Does the federal independent contractor safe harbor apply in California?
No. IRC § 530, the federal safe harbor that protects businesses from federal employment tax liability when a reasonable basis existed for treating a worker as an independent contractor, does not apply to California EDD payroll taxes. A business that qualifies for the § 530 safe harbor can still face a full California EDD assessment for the same workers in the same periods. Federal and California classification rules operate independently. This is one of the more common misconceptions I encounter in EDD audit defense — and it matters because employers who relied on the federal safe harbor often assume they have California protection they do not have.
Can I be personally liable for my company's EDD payroll taxes?

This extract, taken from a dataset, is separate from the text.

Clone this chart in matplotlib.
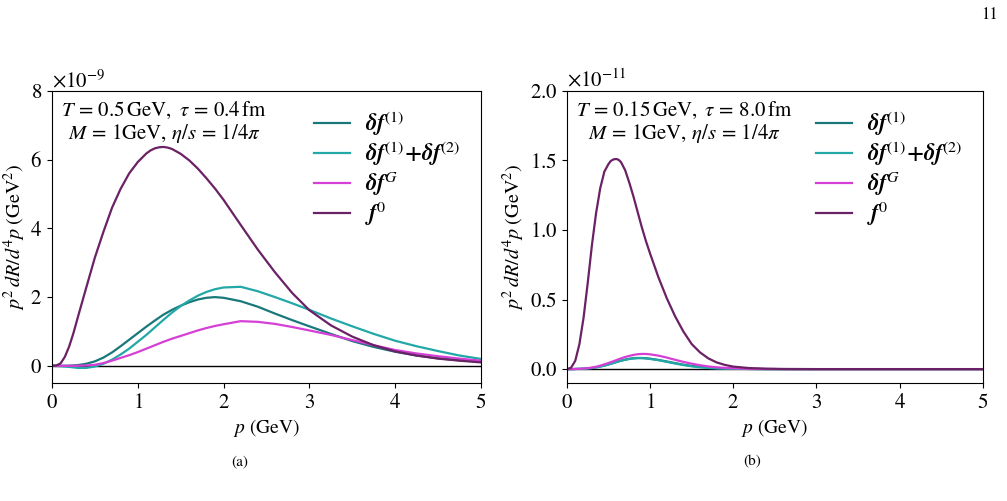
import numpy as np
import matplotlib
matplotlib.use("Agg")
import matplotlib.pyplot as plt
from matplotlib.ticker import ScalarFormatter

plt.rcParams['font.family'] = ['STIXGeneral', 'DejaVu Serif']
plt.rcParams['mathtext.fontset'] = 'stix'
plt.rcParams['axes.formatter.use_mathtext'] = True

# ---- panel (a): T = 0.5 GeV, tau = 0.4 fm  (values in units of 1e-9)
p_a = [0, 0.1, 0.2, 0.3, 0.4, 0.5, 0.6, 0.7, 0.8, 0.9, 1.0, 1.1, 1.2, 1.3, 1.4,
       1.5, 1.6, 1.7, 1.8, 1.9, 2.0, 2.2, 2.4, 2.6, 2.8, 3.0, 3.25, 3.5, 3.75,
       4.0, 4.25, 4.5, 4.75, 5.0]
df1_a = [0, 0, 0.005, 0.02, 0.06, 0.13, 0.24, 0.39, 0.57, 0.76, 0.95, 1.14,
         1.32, 1.49, 1.63, 1.75, 1.85, 1.93, 1.98, 2.0, 1.98, 1.88, 1.72, 1.52,
         1.33, 1.15, 0.93, 0.72, 0.55, 0.41, 0.3, 0.22, 0.16, 0.12]
df12_a = [0, -0.01, -0.03, -0.06, -0.06, -0.02, 0.06, 0.18, 0.33, 0.5, 0.7,
          0.9, 1.12, 1.34, 1.55, 1.74, 1.9, 2.04, 2.15, 2.23, 2.28, 2.3, 2.17,
          2.0, 1.82, 1.63, 1.38, 1.15, 0.93, 0.73, 0.57, 0.43, 0.3, 0.2]
dfG_a = [0, 0, 0, 0, 0.01, 0.03, 0.08, 0.15, 0.23, 0.31, 0.4, 0.5, 0.6, 0.7,
         0.79, 0.87, 0.95, 1.03, 1.1, 1.16, 1.21, 1.3, 1.28, 1.22, 1.13, 1.03,
         0.9, 0.75, 0.6, 0.46, 0.36, 0.28, 0.21, 0.15]
p_f0_a = [0, 0.05, 0.1, 0.15, 0.2, 0.25, 0.3, 0.4, 0.5, 0.6, 0.7, 0.8, 0.9, 1.0,
          1.1, 1.15, 1.2, 1.25, 1.3, 1.35, 1.4, 1.5, 1.6, 1.7, 1.8, 1.9, 2.0,
          2.2, 2.4, 2.6, 2.8, 3.0, 3.25, 3.5, 3.75, 4.0, 4.25, 4.5, 4.75, 5.0]
f0_a = [0, 0.01, 0.07, 0.26, 0.56, 0.95, 1.4, 2.28, 3.15, 3.9, 4.6, 5.15, 5.6,
        5.93, 6.18, 6.27, 6.33, 6.36, 6.37, 6.35, 6.31, 6.17, 5.98, 5.74, 5.46,
        5.16, 4.83, 4.1, 3.38, 2.72, 2.12, 1.62, 1.18, 0.85, 0.6, 0.42, 0.3,
        0.21, 0.15, 0.1]

# ---- panel (b): T = 0.15 GeV, tau = 8.0 fm  (values in units of 1e-11)
p_b = [0, 0.05, 0.1, 0.15, 0.2, 0.25, 0.3, 0.35, 0.4, 0.45, 0.5, 0.55, 0.6,
       0.65, 0.7, 0.75, 0.8, 0.85, 0.9, 0.95, 1.0, 1.1, 1.2, 1.3, 1.4, 1.5,
       1.6, 1.7, 1.8, 1.9, 2.0, 2.2, 2.4, 2.6, 3.0, 4.0, 5.0]
df1_b = [0, 0, 0.001, 0.002, 0.003, 0.005, 0.008, 0.013, 0.019, 0.026, 0.034,
         0.043, 0.052, 0.061, 0.068, 0.074, 0.078, 0.08, 0.08, 0.078, 0.075,
         0.066, 0.055, 0.043, 0.032, 0.023, 0.016, 0.011, 0.007, 0.005, 0.003,
         0.001, 0, 0, 0, 0, 0]
df12_b = [0, 0, 0.001, 0.002, 0.003, 0.005, 0.008, 0.012, 0.018, 0.025, 0.033,
          0.042, 0.051, 0.06, 0.067, 0.073, 0.077, 0.079, 0.079, 0.077, 0.073,
          0.064, 0.052, 0.04, 0.029, 0.02, 0.013, 0.008, 0.005, 0.003, 0.002,
          0.001, 0, 0, 0, 0, 0]
dfG_b = [0, 0, 0.001, 0.002, 0.004, 0.007, 0.011, 0.017, 0.025, 0.034, 0.044,
         0.055, 0.066, 0.077, 0.087, 0.095, 0.102, 0.107, 0.109, 0.109, 0.106,
         0.097, 0.083, 0.067, 0.052, 0.039, 0.028, 0.019, 0.013, 0.009, 0.006,
         0.002, 0.001, 0, 0, 0, 0]
p_f0_b = [0, 0.05, 0.1, 0.15, 0.2, 0.25, 0.3, 0.35, 0.4, 0.45, 0.5, 0.525,
          0.55, 0.575, 0.6, 0.625, 0.65, 0.7, 0.75, 0.8, 0.85, 0.9, 0.95, 1.0,
          1.1, 1.2, 1.3, 1.4, 1.5, 1.6, 1.7, 1.8, 1.9, 2.0, 2.2, 2.4, 2.6, 3.0,
          4.0, 5.0]
f0_b = [0, 0.01, 0.06, 0.18, 0.37, 0.62, 0.89, 1.12, 1.30, 1.42, 1.475, 1.495,
        1.505, 1.51, 1.51, 1.503, 1.488, 1.43, 1.34, 1.24, 1.13, 1.02, 0.92,
        0.83, 0.66, 0.51, 0.38, 0.27, 0.18, 0.12, 0.077, 0.048, 0.03, 0.018,
        0.007, 0.003, 0.001, 0, 0, 0]

labels = [r'$\boldsymbol{\delta f}^{(1)}$',
          r'$\boldsymbol{\delta f}^{(1)}\boldsymbol{+\delta f}^{(2)}$',
          r'$\boldsymbol{\delta f}^{G}$',
          r'$\boldsymbol{f}^{0}$']
colors = ['#19787a', '#22a8a6', '#d63fd6', '#6b2165']

fig = plt.figure(figsize=(10.07, 5.01), dpi=100)
ax1 = fig.add_axes([0.0516, 0.2355, 0.426, 0.583])
ax2 = fig.add_axes([0.563, 0.2355, 0.413, 0.583])


def draw_panel(ax, curves, scale, ylim, yticks, note):
    ax.axhline(0, color='black', lw=1.0, zorder=1)
    for (p, vals), lab, col in zip(curves, labels, colors):
        ax.plot(p, np.array(vals) * scale, color=col, lw=1.6, label=lab)
    ax.set_xlim(0, 5)
    ax.set_ylim(ylim[0] * scale, ylim[1] * scale)
    fmt = ScalarFormatter(useMathText=True)
    fmt.set_powerlimits((0, 0))
    ax.yaxis.set_major_formatter(fmt)
    ax.set_yticks(np.array(yticks) * scale)
    ax.tick_params(labelsize=15)
    ax.yaxis.get_offset_text().set_fontsize(15)
    ax.set_xlabel(r'$p$ (GeV)', fontsize=14, labelpad=3)
    ax.set_ylabel(r'$p^2\,dR/d^4p\;(\mathrm{GeV}^2)$', fontsize=14.5,
                  labelpad=2)
    ax.text(0.022, 0.97, note, transform=ax.transAxes, ha='left', va='top',
            fontsize=15, multialignment='center', linespacing=1.05)
    ax.legend(loc='upper right', frameon=False, fontsize=16.5,
              handlelength=1.55, handletextpad=0.65, labelspacing=0.08,
              borderaxespad=0.5, bbox_to_anchor=(1.0, 1.01))


draw_panel(ax1, [(p_a, df1_a), (p_a, df12_a), (p_a, dfG_a), (p_f0_a, f0_a)],
           1e-9, (-0.5, 8), [0, 2, 4, 6, 8],
           r'$T\,=\,0.5\,\mathrm{GeV},\ \tau\,=\,0.4\,\mathrm{fm}$' + '\n' +
           r'$M\,=\,1\mathrm{GeV},\, \eta/s\,=\,1/4\pi$')
draw_panel(ax2, [(p_b, df1_b), (p_b, df12_b), (p_b, dfG_b), (p_f0_b, f0_b)],
           1e-11, (-0.1, 2.0), [0.0, 0.5, 1.0, 1.5, 2.0],
           r'$T\,=\,0.15\,\mathrm{GeV},\ \tau\,=\,8.0\,\mathrm{fm}$' + '\n' +
           r'$M\,=\,1\mathrm{GeV},\, \eta/s\,=\,1/4\pi$')

fig.text(240 / 1007, 1 - 462 / 501, '(a)', ha='center', va='center', fontsize=11)
fig.text(752 / 1007, 1 - 462 / 501, '(b)', ha='center', va='center', fontsize=11)
fig.text(990 / 1007, 1 - 15 / 501, '11', ha='center', va='center', fontsize=12)

fig.savefig('out.png', dpi=100)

Yes. Under California Unemployment Insurance Code § 1735, the EDD can assess responsible parties — owners, officers, or others with control over payroll decisions — personally for the company's unpaid taxes. This assessment survives the dissolution of the business entity and, in many cases, survives bankruptcy. Personal liability is a real exposure in EDD matters with substantial back taxes, and it is one reason the defense strategy matters even when the underlying business is no longer operating. I evaluate responsible-party risk as part of every EDD engagement.